La répression en Syrie a fait «probablement plus» de 5000 morts, a affirmé lundi la haut commissaire aux droits de l'homme de l'ONU, Navi Pillay, s'en prenant devant le Conseil de sécurité des Nations unies à l'inaction de la communauté internationale.

«Aujourd'hui j'ai rapporté le fait que le nombre (des morts) excède 5000», a-t-elle dit lors d'un point de presse à l'issue de la réunion du Conseil.

L'ONU a des informations selon lesquelles plus de 200 personnes ont été tuées depuis le 2 décembre par les forces du président Bachar al-Assad, a indiqué Mme Pillay, selon des diplomates qui ont assisté à la réunion du Conseil.

Le dernier bilan de l'ONU était de plus de 4000 personnes tuées par les forces syriennes depuis le début du mouvement de contestation du régime en mars dernier. Interrogé sur ce bilan la semaine dernière, le président Assad avait mis en doute la crédibilité de l'ONU.

Mme Pillay s'exprimait devant le Conseil en réponse à une demande de la France, de la Grande-Bretagne et de l'Allemagne.

Le Conseil de sécurité n'arrive pas à se mettre d'accord sur une résolution qui condamnerait la répression en Syrie. Un double veto russo-chinois a torpillé le 4 octobre un projet de résolution en ce sens. Depuis, la Russie, alliée du régime syrien, n'a pas donné de signe d'assouplissement.

«Des informations crédibles réunies par mon personnel démontrent une tendance à l'usage systématique et étendu de la torture lors des interrogatoires», a assuré Mme Pillay, toujours selon des diplomates.

Citant des sources dignes de foi, Mme Pillay a indiqué que plus de 300 mineurs avaient été tués par les forces syriennes, dont 56 pour le seul mois de novembre. Les écoles ont été utilisées comme centres de détention.

«Tuer des enfants en les frappant ou en leur tirant dessus pendant les manifestations» est une pratique «largement répandue» tout comme «la torture et les mauvais traitements», a-t-elle ajouté.

«L'inaction de la communauté internationale va enhardir les autorités syriennes et assurer l'impunité aux auteurs» de ces tueries, a-t-elle dit.

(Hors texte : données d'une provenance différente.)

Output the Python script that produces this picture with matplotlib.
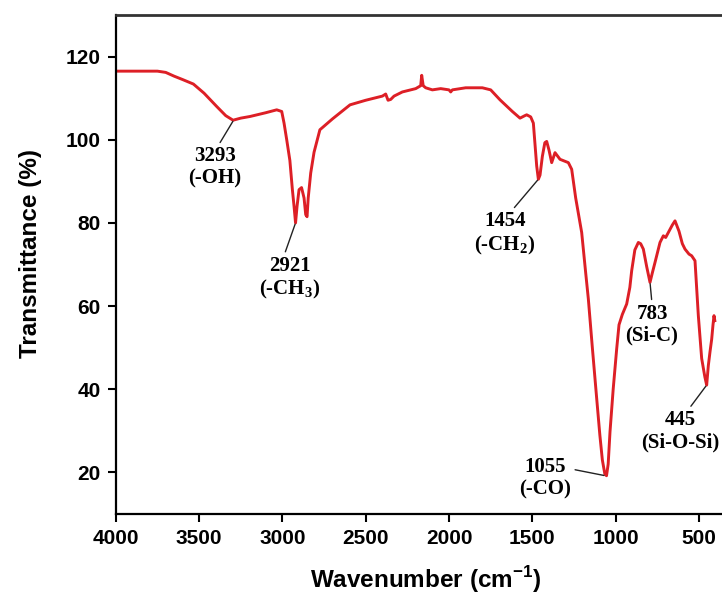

A l'issue de l'exposé de Navi Pillay, même Vitali Tchourkine, ambassadeur russe à l'ONU, s'est dit «troublé». «Nous sommes tous unis par le fait que nous sommes extrêmement troublés par les développements tragiques en Syrie de ces derniers mois et par le fait que nous voudrions que cela cesse», a-t-il déclaré.

La position de la Russie n'a pas bougé pour autant, a résumé M. Tchourkine. «Ce que la Russie a demandé est le dialogue. Malheureusement nous avons vu certains membres-clés de la communauté internationale et du Conseil de sécurité changer de vitesse et se tourner vers le mode "changer de régime" (en Syrie), décourageant le dialogue à l'intérieur de la Syrie et entre la Ligue arabe et la Syrie», a-t-il poursuivi. «C'est très dangereux», a-t-il prévenu.

A l'opposé, l'ambassadeur de France à l'ONU a vertement mis en cause l'inaction du Conseil de sécurité, «moralement responsable de ce qui se passe aujourd'hui en Syrie». «La France et d'autres membres du Conseil de sécurité considèrent que le silence du Conseil est un scandale», a-t-il poursuivi.

«Nous pensons maintenant que le Conseil de sécurité doit agir», a pour sa part côté affirmé l'ambassadeur britannique à l'ONU Mark Lyall Grant. «Il est intolérable que le Conseil soit condamné à demeurer silencieux», a renchéri l'ambassadeur allemand aux Nations unies Peter Wittig, dont le ministre des Affaires étrangères Guido Westerwelle s'était auparavant dit «choqué» par ce qu'il avait entendu de la situation en Syrie.

«Nous estimons incroyable que le Conseil de sécurité n'ait pas parlé ces derniers mois», a quant à elle Mme Rosemary DiCarlo, ambassadrice adjointe des Etats-Unis à l'ONU.